Objective: Locate the lines that hold the string "Recreate". Copy every such line.

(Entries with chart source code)
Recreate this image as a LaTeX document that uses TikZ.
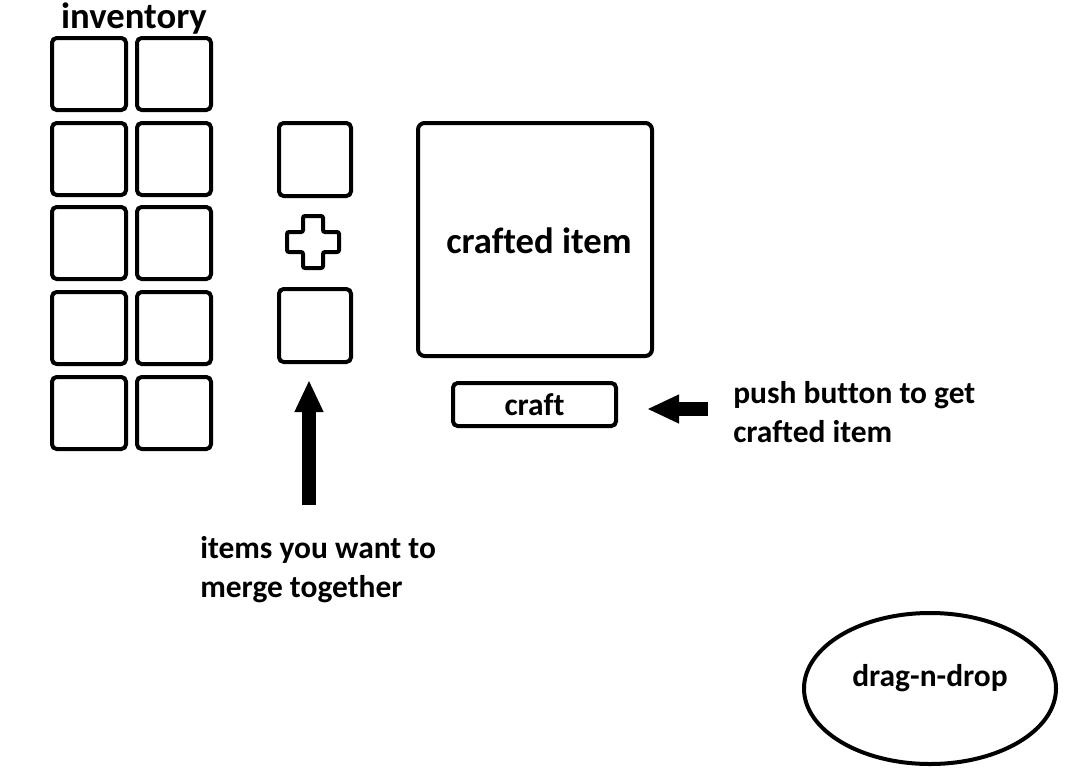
\documentclass[tikz,border=0pt]{standalone}
\usepackage{fontspec}
\setmainfont{Carlito}[RawFeature={-liga;-clig;-calt;-dlig}]
\usetikzlibrary{positioning, shapes.geometric, arrows.meta}

\tikzset{
	slot/.style={rectangle, draw, line width=3pt, rounded corners=3.5pt, inner sep=0pt},
	bigtext/.style={font=\fontsize{27.5}{33}\selectfont\bfseries, inner sep=0pt},
	midtext/.style={font=\fontsize{23.6}{29.25}\selectfont\bfseries, inner sep=0pt, align=left},
	fatarrow/.style={line width=11pt, -{Triangle[width=20pt, length=24pt]}},
}

\begin{document}
\begin{tikzpicture}[x=0.75pt, y=-0.75pt]

		\useasboundingbox (0,0) rectangle (1084,778);

		%Inventory
		\node (invTitle) at (134,28) [bigtext, anchor=base] {inventory};
		\foreach \row/\y in {1/74, 2/159, 3/243, 4/328, 5/413}{
			\foreach \col/\x in {1/89, 2/174}{
				\node (inv-\row-\col) at (\x,\y) [slot, minimum width=55.5pt, minimum height=54pt]{};
			}
		}

		%Merge slots
		\node (slotA) at (315,159.5) [slot, minimum width=54pt, minimum height=54.75pt]{};
		\node (slotB) at (315,325.5) [slot, minimum width=54pt, minimum height=54.75pt]{};
		\draw[line width=3pt, rounded corners=1.5pt] (313,242)
			++(-10,-26) -- ++(20,0) -- ++(0,16) -- ++(16,0) -- ++(0,20) -- ++(-16,0)
			-- ++(0,16) -- ++(-20,0) -- ++(0,-16) -- ++(-16,0) -- ++(0,-20) -- ++(16,0) -- cycle;

		%Result
		\node (result) at (535,239.5) [slot, rounded corners=5pt,
			minimum width=175.5pt, minimum height=174.75pt]{};
		\node at (539,253) [bigtext, anchor=base]{crafted item};
		\node (craft) at (534.5,404.5) [slot, minimum width=122.25pt, minimum height=32.25pt,
			font=\fontsize{23.6}{28}\selectfont\bfseries]{craft};

		%Notes
		\node (pushNote) at (733,442) [midtext, anchor=base west]{push button to get \\ crafted item};
		\node (mergeNote) at (200,597) [midtext, anchor=base west]{items you want to \\ merge together};
		\node (dnd) at (930,688.5) [ellipse, draw, line width=3pt, inner sep=0pt,
			minimum width=189pt, minimum height=113.25pt]{};
		\node at ([yshift=7.5pt]dnd.center) [midtext]{drag-n-drop};

		%Arrows
		\coordinate (upTail) at (309,505);
		\coordinate (leftTail) at (708,409);
		\draw[fatarrow, shorten >=12pt] (upTail) -- (upTail |- slotB.south);
		\draw[fatarrow, shorten >=21.75pt] (leftTail) -- (leftTail -| craft.east);

\end{tikzpicture}
\end{document}
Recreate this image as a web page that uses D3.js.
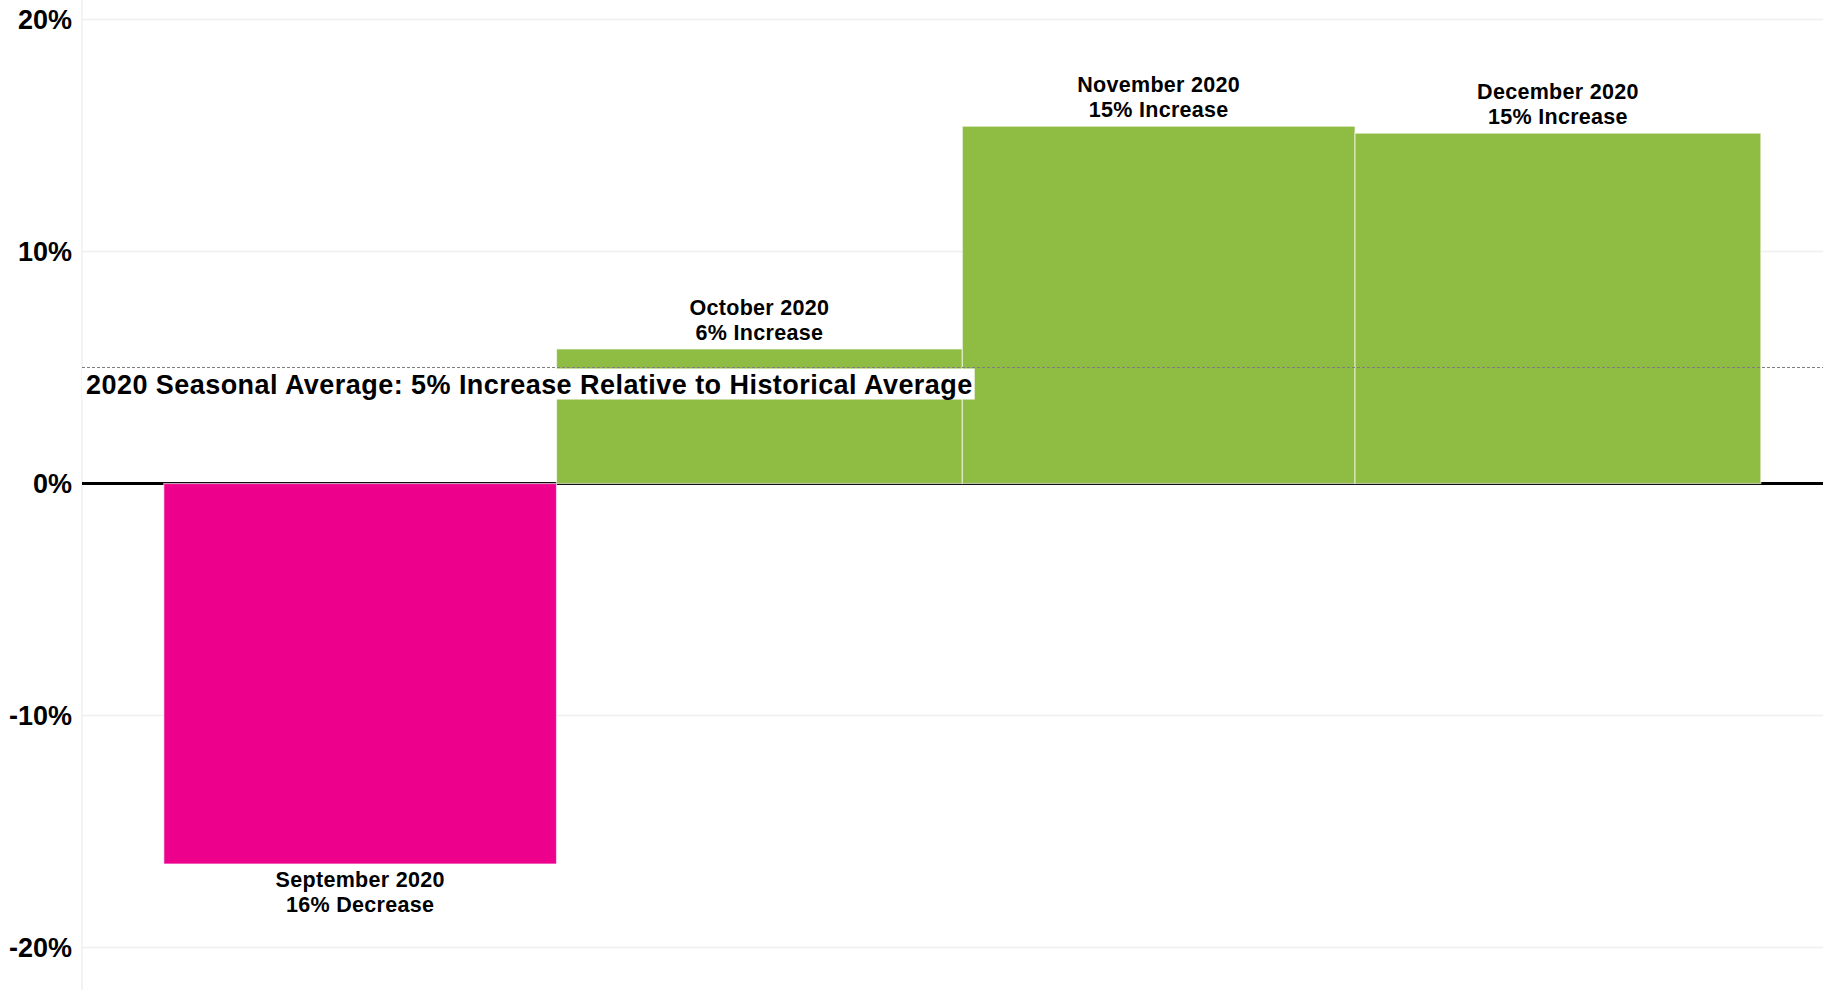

Result of this task:
Recreate this image as a LaTeX document that uses TikZ.
Recreate this image as a web page that uses D3.js.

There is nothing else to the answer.